+++ Records shown

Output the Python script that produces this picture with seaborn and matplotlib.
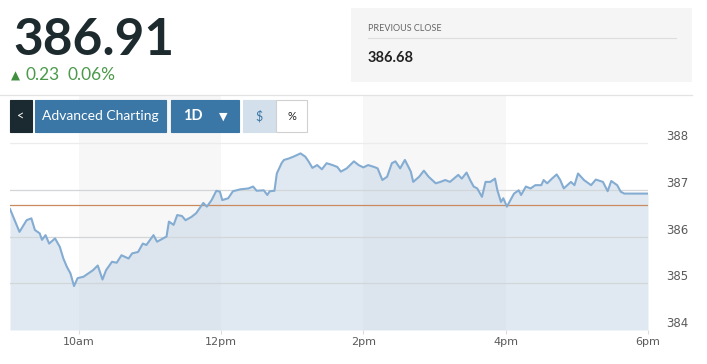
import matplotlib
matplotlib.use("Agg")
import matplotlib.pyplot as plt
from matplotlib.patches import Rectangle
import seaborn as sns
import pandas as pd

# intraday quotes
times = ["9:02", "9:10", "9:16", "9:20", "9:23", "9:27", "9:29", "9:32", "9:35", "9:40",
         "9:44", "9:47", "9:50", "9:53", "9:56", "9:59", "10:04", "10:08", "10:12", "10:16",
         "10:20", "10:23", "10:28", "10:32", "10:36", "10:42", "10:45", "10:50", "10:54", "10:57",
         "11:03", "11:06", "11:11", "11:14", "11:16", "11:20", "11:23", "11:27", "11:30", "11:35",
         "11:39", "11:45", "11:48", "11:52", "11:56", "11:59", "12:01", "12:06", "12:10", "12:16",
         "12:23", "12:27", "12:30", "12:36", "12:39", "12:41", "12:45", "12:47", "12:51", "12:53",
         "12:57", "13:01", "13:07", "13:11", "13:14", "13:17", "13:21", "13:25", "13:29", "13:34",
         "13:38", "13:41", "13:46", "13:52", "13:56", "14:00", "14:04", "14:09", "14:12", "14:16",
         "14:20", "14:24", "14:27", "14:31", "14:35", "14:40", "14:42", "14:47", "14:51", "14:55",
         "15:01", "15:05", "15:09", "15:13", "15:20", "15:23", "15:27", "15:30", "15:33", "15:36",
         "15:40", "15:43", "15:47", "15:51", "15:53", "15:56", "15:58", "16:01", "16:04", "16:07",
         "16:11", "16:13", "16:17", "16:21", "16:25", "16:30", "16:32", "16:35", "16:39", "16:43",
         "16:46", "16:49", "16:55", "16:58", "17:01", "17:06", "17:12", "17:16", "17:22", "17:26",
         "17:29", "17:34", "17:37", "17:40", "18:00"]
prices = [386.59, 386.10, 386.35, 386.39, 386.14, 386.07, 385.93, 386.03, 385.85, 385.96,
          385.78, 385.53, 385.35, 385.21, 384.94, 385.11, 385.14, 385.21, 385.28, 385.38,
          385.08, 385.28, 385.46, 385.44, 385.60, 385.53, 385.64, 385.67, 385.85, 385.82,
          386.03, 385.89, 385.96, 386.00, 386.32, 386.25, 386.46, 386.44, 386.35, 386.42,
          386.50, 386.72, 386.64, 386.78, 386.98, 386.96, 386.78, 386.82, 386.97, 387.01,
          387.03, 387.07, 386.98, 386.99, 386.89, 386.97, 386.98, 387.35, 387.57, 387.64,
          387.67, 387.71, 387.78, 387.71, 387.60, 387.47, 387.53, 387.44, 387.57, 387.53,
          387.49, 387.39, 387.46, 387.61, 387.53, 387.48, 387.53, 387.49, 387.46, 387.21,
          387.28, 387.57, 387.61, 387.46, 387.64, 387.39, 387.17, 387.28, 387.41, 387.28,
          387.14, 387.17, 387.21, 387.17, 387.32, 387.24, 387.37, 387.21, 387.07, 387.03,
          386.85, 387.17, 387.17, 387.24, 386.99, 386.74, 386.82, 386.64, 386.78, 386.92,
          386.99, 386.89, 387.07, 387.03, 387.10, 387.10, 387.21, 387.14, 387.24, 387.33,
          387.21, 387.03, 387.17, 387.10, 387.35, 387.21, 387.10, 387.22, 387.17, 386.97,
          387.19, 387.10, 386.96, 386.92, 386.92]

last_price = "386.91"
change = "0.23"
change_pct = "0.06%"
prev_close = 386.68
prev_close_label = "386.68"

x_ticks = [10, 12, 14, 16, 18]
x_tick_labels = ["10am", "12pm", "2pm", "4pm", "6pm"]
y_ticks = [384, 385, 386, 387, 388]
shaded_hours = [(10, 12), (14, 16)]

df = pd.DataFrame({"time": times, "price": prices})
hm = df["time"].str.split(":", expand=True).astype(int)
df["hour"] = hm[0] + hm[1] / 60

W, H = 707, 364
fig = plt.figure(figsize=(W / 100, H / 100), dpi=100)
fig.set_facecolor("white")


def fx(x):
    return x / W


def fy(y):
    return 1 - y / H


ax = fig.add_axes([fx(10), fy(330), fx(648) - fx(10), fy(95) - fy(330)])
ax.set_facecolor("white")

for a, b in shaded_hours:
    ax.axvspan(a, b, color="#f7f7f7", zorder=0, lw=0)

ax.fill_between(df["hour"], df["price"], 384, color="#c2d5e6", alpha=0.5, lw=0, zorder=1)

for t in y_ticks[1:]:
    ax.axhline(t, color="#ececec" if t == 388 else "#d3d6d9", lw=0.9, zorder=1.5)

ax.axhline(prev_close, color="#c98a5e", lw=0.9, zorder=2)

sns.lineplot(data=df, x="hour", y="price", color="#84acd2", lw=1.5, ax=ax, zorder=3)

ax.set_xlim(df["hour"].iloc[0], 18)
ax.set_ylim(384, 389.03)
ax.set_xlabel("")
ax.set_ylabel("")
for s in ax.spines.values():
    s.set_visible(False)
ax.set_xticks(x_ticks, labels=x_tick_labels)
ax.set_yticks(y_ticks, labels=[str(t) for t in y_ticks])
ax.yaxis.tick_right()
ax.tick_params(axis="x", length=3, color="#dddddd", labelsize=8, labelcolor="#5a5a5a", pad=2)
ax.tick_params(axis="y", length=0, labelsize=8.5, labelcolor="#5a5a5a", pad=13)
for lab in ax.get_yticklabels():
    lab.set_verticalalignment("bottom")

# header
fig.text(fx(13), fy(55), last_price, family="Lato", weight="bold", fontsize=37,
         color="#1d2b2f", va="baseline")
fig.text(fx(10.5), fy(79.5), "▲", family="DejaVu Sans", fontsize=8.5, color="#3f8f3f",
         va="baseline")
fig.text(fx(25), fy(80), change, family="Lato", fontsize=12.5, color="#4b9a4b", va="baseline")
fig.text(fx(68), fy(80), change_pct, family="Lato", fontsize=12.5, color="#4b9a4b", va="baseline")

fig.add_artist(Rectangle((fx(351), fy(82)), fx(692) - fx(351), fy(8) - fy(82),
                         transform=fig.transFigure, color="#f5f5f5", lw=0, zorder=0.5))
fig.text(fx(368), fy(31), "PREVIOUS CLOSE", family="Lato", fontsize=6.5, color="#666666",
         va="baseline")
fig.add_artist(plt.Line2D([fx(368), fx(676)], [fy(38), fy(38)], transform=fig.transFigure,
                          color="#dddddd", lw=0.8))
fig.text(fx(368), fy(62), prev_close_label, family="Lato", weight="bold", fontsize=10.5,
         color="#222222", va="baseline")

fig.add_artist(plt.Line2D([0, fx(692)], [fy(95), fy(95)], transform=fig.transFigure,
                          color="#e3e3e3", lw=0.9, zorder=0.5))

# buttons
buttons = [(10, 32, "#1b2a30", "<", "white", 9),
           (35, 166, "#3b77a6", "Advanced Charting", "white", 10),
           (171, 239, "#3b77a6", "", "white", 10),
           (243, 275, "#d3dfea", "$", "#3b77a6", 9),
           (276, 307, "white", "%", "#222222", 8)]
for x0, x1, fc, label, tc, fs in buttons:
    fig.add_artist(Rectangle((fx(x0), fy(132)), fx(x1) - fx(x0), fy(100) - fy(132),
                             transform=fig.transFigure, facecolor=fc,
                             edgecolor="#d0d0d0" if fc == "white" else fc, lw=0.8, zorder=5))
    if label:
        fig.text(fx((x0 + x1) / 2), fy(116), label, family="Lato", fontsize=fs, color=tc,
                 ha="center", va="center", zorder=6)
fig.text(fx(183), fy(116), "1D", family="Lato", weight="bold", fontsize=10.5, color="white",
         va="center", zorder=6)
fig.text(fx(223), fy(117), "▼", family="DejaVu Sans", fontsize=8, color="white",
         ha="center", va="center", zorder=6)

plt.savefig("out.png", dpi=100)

++++++
+++ Records shown

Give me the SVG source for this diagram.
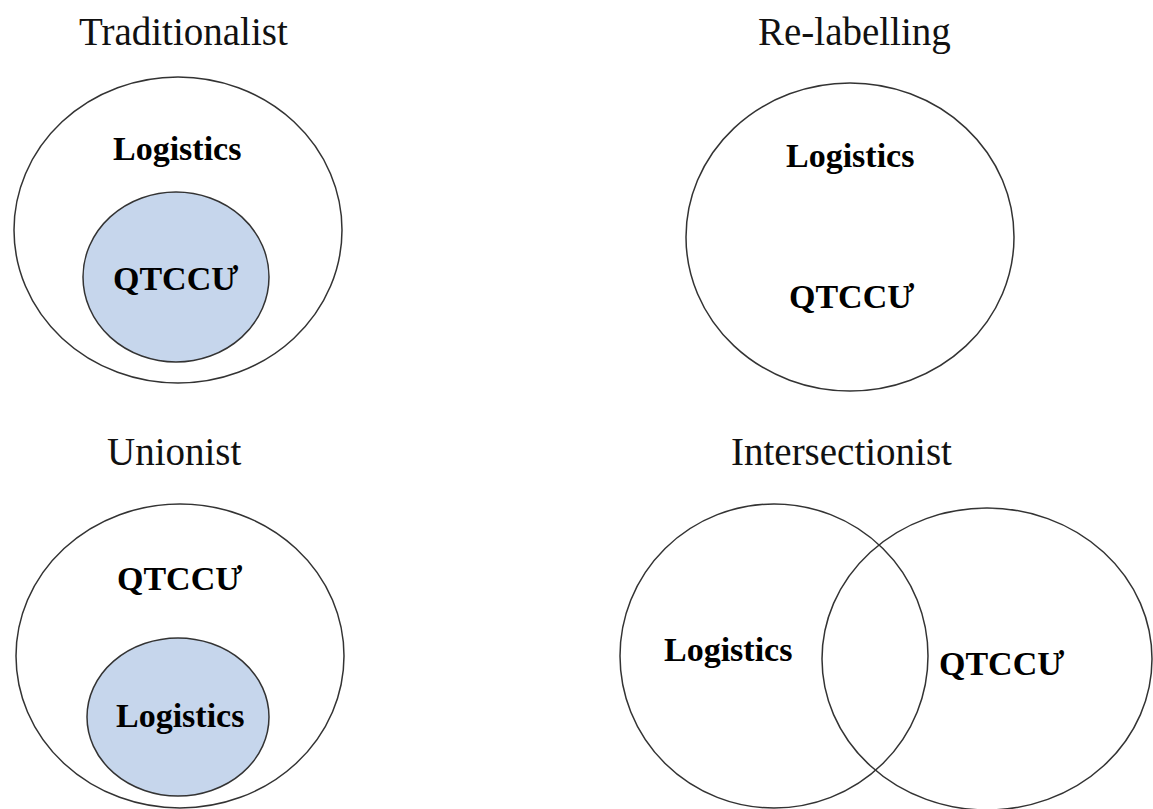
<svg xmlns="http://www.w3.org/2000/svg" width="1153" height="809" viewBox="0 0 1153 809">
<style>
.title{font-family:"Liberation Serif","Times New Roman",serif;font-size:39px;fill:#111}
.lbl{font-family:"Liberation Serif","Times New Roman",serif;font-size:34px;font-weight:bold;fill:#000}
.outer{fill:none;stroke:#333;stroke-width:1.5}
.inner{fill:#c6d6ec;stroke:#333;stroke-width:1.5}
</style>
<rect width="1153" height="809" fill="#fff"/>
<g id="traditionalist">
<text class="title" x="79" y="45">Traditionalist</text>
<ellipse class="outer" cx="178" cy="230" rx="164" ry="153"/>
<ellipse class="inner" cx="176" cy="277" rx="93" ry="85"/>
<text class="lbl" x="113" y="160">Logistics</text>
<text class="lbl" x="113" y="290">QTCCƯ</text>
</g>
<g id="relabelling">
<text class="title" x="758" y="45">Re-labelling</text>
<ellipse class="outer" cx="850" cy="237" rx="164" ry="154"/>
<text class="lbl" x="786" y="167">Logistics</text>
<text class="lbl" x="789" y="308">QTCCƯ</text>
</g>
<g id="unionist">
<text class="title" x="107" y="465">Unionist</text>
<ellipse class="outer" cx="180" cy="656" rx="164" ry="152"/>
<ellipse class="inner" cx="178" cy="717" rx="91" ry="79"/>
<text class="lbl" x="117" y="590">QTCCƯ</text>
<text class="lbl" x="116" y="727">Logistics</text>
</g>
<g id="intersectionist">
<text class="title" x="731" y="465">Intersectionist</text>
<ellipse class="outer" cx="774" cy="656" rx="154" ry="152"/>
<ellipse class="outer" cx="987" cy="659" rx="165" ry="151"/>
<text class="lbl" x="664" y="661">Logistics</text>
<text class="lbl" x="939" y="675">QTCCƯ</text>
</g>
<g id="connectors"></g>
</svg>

++++++

- Directive
Start with the line that includes "Output the Python" and finish with the line that includes "import pandas as pd": reproduce those lines exactly, nothing before or after, and omit any pictures.

- Full output
Output the Python script that produces this picture with seaborn and matplotlib.
import matplotlib
matplotlib.use("Agg")
import matplotlib.pyplot as plt
from matplotlib.patches import Rectangle
import seaborn as sns
import pandas as pd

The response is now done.